* _EXCERPTED RECORDS_
^^^^^^^^^^^^^^^^

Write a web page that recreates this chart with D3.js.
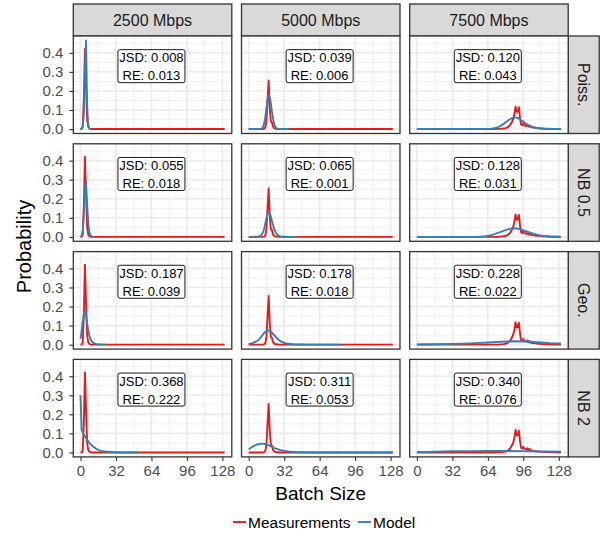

^^^^^^^^^^^^^^^^

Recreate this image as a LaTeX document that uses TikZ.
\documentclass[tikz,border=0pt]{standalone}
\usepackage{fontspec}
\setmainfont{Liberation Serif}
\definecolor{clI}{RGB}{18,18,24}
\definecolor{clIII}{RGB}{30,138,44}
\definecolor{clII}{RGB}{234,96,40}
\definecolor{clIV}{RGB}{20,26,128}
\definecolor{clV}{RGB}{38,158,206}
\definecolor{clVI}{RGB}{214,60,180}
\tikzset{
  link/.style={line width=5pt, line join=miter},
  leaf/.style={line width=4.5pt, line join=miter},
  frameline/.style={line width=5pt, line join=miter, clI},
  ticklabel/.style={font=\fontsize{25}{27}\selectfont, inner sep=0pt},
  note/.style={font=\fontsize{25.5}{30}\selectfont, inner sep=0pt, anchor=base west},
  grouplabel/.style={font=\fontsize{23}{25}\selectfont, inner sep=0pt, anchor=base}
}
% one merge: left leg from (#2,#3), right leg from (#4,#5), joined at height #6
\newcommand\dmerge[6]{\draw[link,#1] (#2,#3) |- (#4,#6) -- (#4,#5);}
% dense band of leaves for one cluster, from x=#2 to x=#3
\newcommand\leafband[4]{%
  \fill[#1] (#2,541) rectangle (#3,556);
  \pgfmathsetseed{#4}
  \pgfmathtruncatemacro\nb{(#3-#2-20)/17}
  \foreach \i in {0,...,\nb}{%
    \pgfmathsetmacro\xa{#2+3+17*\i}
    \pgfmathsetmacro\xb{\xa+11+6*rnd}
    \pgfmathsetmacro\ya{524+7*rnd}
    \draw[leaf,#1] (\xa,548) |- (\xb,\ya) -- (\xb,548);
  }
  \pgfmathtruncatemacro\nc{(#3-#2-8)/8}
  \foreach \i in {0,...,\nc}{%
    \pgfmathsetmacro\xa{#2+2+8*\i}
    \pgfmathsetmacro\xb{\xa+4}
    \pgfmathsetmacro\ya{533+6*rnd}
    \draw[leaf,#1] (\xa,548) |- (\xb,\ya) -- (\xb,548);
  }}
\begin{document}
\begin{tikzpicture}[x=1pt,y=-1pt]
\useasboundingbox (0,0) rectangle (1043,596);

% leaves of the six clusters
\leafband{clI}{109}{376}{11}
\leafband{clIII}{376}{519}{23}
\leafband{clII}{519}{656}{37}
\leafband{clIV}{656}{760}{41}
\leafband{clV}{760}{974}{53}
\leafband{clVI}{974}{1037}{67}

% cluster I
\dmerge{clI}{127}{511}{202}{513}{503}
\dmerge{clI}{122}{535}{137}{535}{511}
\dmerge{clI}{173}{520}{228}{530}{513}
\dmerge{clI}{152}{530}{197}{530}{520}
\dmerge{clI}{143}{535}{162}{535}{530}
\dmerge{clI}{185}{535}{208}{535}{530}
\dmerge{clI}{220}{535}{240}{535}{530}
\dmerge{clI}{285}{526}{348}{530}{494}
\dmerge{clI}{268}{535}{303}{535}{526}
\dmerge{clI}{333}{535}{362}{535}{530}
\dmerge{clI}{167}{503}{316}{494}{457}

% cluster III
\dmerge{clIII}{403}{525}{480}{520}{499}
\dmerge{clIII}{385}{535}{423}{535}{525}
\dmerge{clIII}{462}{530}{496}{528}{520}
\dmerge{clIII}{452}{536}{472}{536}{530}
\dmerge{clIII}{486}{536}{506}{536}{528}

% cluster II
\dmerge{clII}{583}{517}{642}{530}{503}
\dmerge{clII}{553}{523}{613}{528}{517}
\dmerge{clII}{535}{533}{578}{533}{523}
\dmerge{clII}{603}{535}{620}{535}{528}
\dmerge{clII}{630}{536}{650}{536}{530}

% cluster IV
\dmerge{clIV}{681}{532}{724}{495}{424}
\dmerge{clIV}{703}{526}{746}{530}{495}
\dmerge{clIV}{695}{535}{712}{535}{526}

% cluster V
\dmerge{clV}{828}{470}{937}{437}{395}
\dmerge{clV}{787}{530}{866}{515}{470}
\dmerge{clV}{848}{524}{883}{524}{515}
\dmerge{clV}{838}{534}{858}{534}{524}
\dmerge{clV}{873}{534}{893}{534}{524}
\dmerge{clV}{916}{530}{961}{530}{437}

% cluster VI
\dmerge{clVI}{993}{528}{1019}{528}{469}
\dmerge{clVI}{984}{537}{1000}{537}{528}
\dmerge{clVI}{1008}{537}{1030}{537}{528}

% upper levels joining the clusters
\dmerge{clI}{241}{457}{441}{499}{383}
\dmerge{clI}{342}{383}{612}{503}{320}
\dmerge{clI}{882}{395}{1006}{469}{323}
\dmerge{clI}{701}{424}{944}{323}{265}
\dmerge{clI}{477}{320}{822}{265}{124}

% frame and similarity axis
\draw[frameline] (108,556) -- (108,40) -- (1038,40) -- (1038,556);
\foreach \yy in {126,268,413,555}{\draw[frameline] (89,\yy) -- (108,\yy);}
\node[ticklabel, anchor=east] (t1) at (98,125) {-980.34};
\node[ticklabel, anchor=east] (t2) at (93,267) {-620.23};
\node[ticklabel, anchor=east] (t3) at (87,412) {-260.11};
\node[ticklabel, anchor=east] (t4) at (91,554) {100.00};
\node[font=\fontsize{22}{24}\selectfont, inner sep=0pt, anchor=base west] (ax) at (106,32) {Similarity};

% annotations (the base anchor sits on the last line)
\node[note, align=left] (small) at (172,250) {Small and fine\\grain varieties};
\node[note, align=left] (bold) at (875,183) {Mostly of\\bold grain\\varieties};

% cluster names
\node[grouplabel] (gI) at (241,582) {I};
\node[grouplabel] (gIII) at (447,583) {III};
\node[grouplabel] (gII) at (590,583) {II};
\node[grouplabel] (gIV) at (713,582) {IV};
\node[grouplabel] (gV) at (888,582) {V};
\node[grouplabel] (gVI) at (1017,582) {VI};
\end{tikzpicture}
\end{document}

^^^^^^^^^^^^^^^^

* _WHAT YOU HAVE TO DO_
Which lines above run from the one containing "Recreate this image" down to the one containing "(0,0) rectangle (1043,596);"? Repeat exactly those, both ends included, and nothing else.

* _ANSWER_
Recreate this image as a LaTeX document that uses TikZ.
\documentclass[tikz,border=0pt]{standalone}
\usepackage{fontspec}
\setmainfont{Liberation Serif}
\definecolor{clI}{RGB}{18,18,24}
\definecolor{clIII}{RGB}{30,138,44}
\definecolor{clII}{RGB}{234,96,40}
\definecolor{clIV}{RGB}{20,26,128}
\definecolor{clV}{RGB}{38,158,206}
\definecolor{clVI}{RGB}{214,60,180}
\tikzset{
  link/.style={line width=5pt, line join=miter},
  leaf/.style={line width=4.5pt, line join=miter},
  frameline/.style={line width=5pt, line join=miter, clI},
  ticklabel/.style={font=\fontsize{25}{27}\selectfont, inner sep=0pt},
  note/.style={font=\fontsize{25.5}{30}\selectfont, inner sep=0pt, anchor=base west},
  grouplabel/.style={font=\fontsize{23}{25}\selectfont, inner sep=0pt, anchor=base}
}
% one merge: left leg from (#2,#3), right leg from (#4,#5), joined at height #6
\newcommand\dmerge[6]{\draw[link,#1] (#2,#3) |- (#4,#6) -- (#4,#5);}
% dense band of leaves for one cluster, from x=#2 to x=#3
\newcommand\leafband[4]{%
  \fill[#1] (#2,541) rectangle (#3,556);
  \pgfmathsetseed{#4}
  \pgfmathtruncatemacro\nb{(#3-#2-20)/17}
  \foreach \i in {0,...,\nb}{%
    \pgfmathsetmacro\xa{#2+3+17*\i}
    \pgfmathsetmacro\xb{\xa+11+6*rnd}
    \pgfmathsetmacro\ya{524+7*rnd}
    \draw[leaf,#1] (\xa,548) |- (\xb,\ya) -- (\xb,548);
  }
  \pgfmathtruncatemacro\nc{(#3-#2-8)/8}
  \foreach \i in {0,...,\nc}{%
    \pgfmathsetmacro\xa{#2+2+8*\i}
    \pgfmathsetmacro\xb{\xa+4}
    \pgfmathsetmacro\ya{533+6*rnd}
    \draw[leaf,#1] (\xa,548) |- (\xb,\ya) -- (\xb,548);
  }}
\begin{document}
\begin{tikzpicture}[x=1pt,y=-1pt]
\useasboundingbox (0,0) rectangle (1043,596);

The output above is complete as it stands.